What is so different about my sort of recall is that most cases of superior memory involve the ability to remember other types of information, such as strings of numbers like the digits of pi or long lists of unrelated words. My memory doesn't work that way at all, and I did not perform especially well on tests that measure that sort of memorization ability. The previously documented cases of superior memory break down into two main types: people who use mnemonic devices such as imagery or rhyming to memorize vast amounts of data and savants who are naturally able to memorize incredible volumes of information, like the entire New York City phone book or a hundred years of baseball statistics. I can't even imagine doing that.

The history of methods for memorizing is fascinating, stretching all the way back to ancient times. One technique, called the method of loci, is attributed to the Greek poet Simonedes of Kos in 447
B.C.
It consists of mentally walking down a familiar path and attaching to-be-remembered facts to places along the path. When you want to recall them, you “walk” along the path in your mind, and they are much more easily retrieved. I've never used mnemonic tricks like this or rehearsed the events of my life in order to remember them. Nor do I use any kind of memory aids like rhyming or imaging items in my head. I'm as awed by the feats of that sort of memorizing as anyone else is.

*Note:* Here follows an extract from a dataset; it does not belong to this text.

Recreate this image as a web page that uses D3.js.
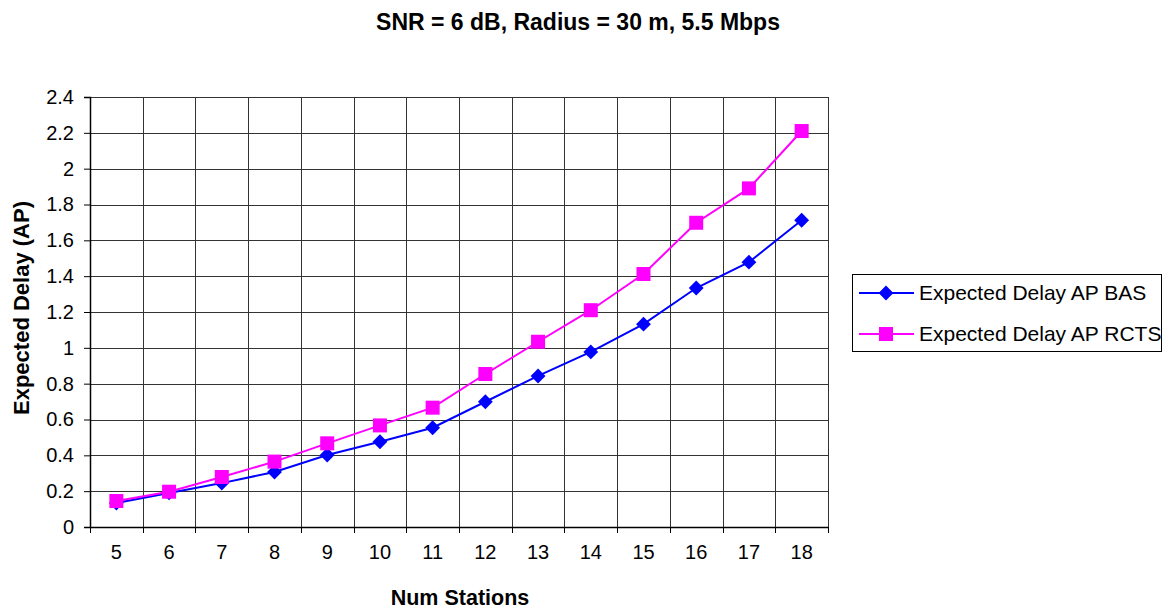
<!DOCTYPE html>
<html>
<head>
<meta charset="utf-8">
<script src="https://cdn.jsdelivr.net/npm/d3@7"></script>
<style>
  body { margin: 0; background: #fff; }
  text { font-family: "Liberation Sans", Arial, sans-serif; }
</style>
</head>
<body>
<div id="chart"></div>
<script>
const stations = [5, 6, 7, 8, 9, 10, 11, 12, 13, 14, 15, 16, 17, 18];
const delayBAS = [0.134, 0.19, 0.245, 0.307, 0.402, 0.476, 0.554, 0.699, 0.843, 0.977, 1.132, 1.334, 1.478, 1.712];
const delayRCTS = [0.145, 0.197, 0.279, 0.365, 0.467, 0.567, 0.666, 0.854, 1.034, 1.21, 1.412, 1.698, 1.89, 2.21];
const yTicks = [0, 0.2, 0.4, 0.6, 0.8, 1, 1.2, 1.4, 1.6, 1.8, 2, 2.2, 2.4];
const seriesNames = ['Expected Delay AP BAS', 'Expected Delay AP RCTS'];

const width = 1173;
const height = 610;
const margin = { top: 97, left: 90, right: 345, bottom: 83 };

const svg = d3.select('#chart')
  .append('svg')
  .attr('width', width)
  .attr('height', height);

const x = d3.scaleBand()
  .domain(stations)
  .range([margin.left, width - margin.right]);

const y = d3.scaleLinear()
  .domain([0, 2.4])
  .range([height - margin.bottom, margin.top]);

// grid
const grid = svg.append('g');
grid.selectAll('line.h')
  .data(yTicks)
  .enter().append('line')
  .attr('x1', margin.left).attr('x2', width - margin.right)
  .attr('y1', d => Math.round(y(d)) + 0.5).attr('y2', d => Math.round(y(d)) + 0.5)
  .attr('stroke', '#333').attr('stroke-width', 1);
grid.selectAll('line.v')
  .data(stations.slice(1).concat(['end']))
  .enter().append('line')
  .attr('x1', (d, i) => Math.round(margin.left + x.bandwidth() * (i + 1)) + 0.5)
  .attr('x2', (d, i) => Math.round(margin.left + x.bandwidth() * (i + 1)) + 0.5)
  .attr('y1', margin.top).attr('y2', height - margin.bottom)
  .attr('stroke', '#333').attr('stroke-width', 1);

// axes
const yAxis = svg.append('g')
  .attr('transform', `translate(${margin.left},0)`)
  .call(d3.axisLeft(y).tickValues(yTicks).tickSize(6).tickPadding(10).tickFormat(d3.format('')));
const xAxis = svg.append('g')
  .attr('transform', `translate(0,${height - margin.bottom})`)
  .call(d3.axisBottom(x).tickSize(0).tickPadding(18));

// x ticks at band boundaries
svg.append('g').selectAll('line')
  .data(d3.range(stations.length + 1))
  .enter().append('line')
  .attr('x1', i => Math.round(margin.left + x.bandwidth() * i) + 0.5)
  .attr('x2', i => Math.round(margin.left + x.bandwidth() * i) + 0.5)
  .attr('y1', height - margin.bottom).attr('y2', height - margin.bottom + 6)
  .attr('stroke', '#000');

[xAxis, yAxis].forEach(a => {
  a.select('.domain').attr('stroke', '#000').attr('stroke-width', 1.5);
  a.selectAll('.tick line').attr('stroke', '#000');
  a.selectAll('text').attr('font-size', 20).attr('fill', '#000')
    .style('font-family', '"Liberation Sans", Arial, sans-serif');
});

// lines
const cx = d => x(d) + x.bandwidth() / 2;
const lineGen = d3.line()
  .x(d => cx(d[0]))
  .y(d => y(d[1]));

const bas = stations.map((s, i) => [s, delayBAS[i]]);
const rcts = stations.map((s, i) => [s, delayRCTS[i]]);

svg.append('path').datum(bas)
  .attr('d', lineGen).attr('fill', 'none')
  .attr('stroke', '#0000ff').attr('stroke-width', 2);
svg.append('path').datum(rcts)
  .attr('d', lineGen).attr('fill', 'none')
  .attr('stroke', '#ff00ff').attr('stroke-width', 2);

const diamond = d3.symbol().type(d3.symbolSquare).size(110);
svg.append('g').selectAll('path')
  .data(bas).enter().append('path')
  .attr('d', diamond)
  .attr('transform', d => `translate(${cx(d[0])},${y(d[1])}) rotate(45)`)
  .attr('fill', '#0000ff');

svg.append('g').selectAll('rect')
  .data(rcts).enter().append('rect')
  .attr('x', d => cx(d[0]) - 7).attr('y', d => y(d[1]) - 7)
  .attr('width', 14).attr('height', 14)
  .attr('fill', '#ff00ff');

// title and axis labels
svg.append('text')
  .attr('x', 578).attr('y', 30)
  .attr('text-anchor', 'middle')
  .attr('font-size', 23).attr('font-weight', 'bold')
  .text('SNR = 6 dB, Radius = 30 m, 5.5 Mbps');

svg.append('text')
  .attr('x', 460).attr('y', 605)
  .attr('text-anchor', 'middle')
  .attr('font-size', 21.5).attr('font-weight', 'bold')
  .text('Num Stations');

svg.append('text')
  .attr('transform', 'translate(29,308) rotate(-90)')
  .attr('text-anchor', 'middle')
  .attr('font-size', 22).attr('font-weight', 'bold')
  .text('Expected Delay (AP)');

// legend
const legend = svg.append('g');
legend.append('rect')
  .attr('x', 852.5).attr('y', 274.5)
  .attr('width', 309).attr('height', 77)
  .attr('fill', '#fff').attr('stroke', '#000').attr('stroke-width', 1);

const legendColors = ['#0000ff', '#ff00ff'];
seriesNames.forEach((name, i) => {
  const ly = 293 + i * 41;
  legend.append('line')
    .attr('x1', 859).attr('x2', 914)
    .attr('y1', ly).attr('y2', ly)
    .attr('stroke', legendColors[i]).attr('stroke-width', 2);
  if (i === 0) {
    legend.append('path')
      .attr('d', diamond)
      .attr('transform', `translate(886,${ly}) rotate(45)`)
      .attr('fill', legendColors[i]);
  } else {
    legend.append('rect')
      .attr('x', 879).attr('y', ly - 7)
      .attr('width', 14).attr('height', 14)
      .attr('fill', legendColors[i]);
  }
  legend.append('text')
    .attr('x', 919).attr('y', ly + 7)
    .attr('font-size', 21)
    .text(name);
});
</script>
</body>
</html>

One of the most famous cases of superior memory is of a man referred to in the scientific literature as S, who was studied by Russian psychologist Alexander Luria. Luria's attention was brought to S, whose name was later revealed to be Solomon Veniaminovich Shereshevskii, by the editor of the newspaper where S worked. The editor had noted that after the morning meeting he held with the reporters, S was able to recall lengthy instructions he'd been given without having taken any notes. Luria tested S at length and concluded that his memory was phenomenally strong, and that although he used some mnemonic devices, his memory was not dependent on them. More recent scrutiny of Luria's work on S suggests that mnemonics might have been more integral to S's ability. Regardless of whether they were necessary for his remembering, he certainly was good at using them, as he later went on to become a professional mnemonist, performing memory feats for entertainment.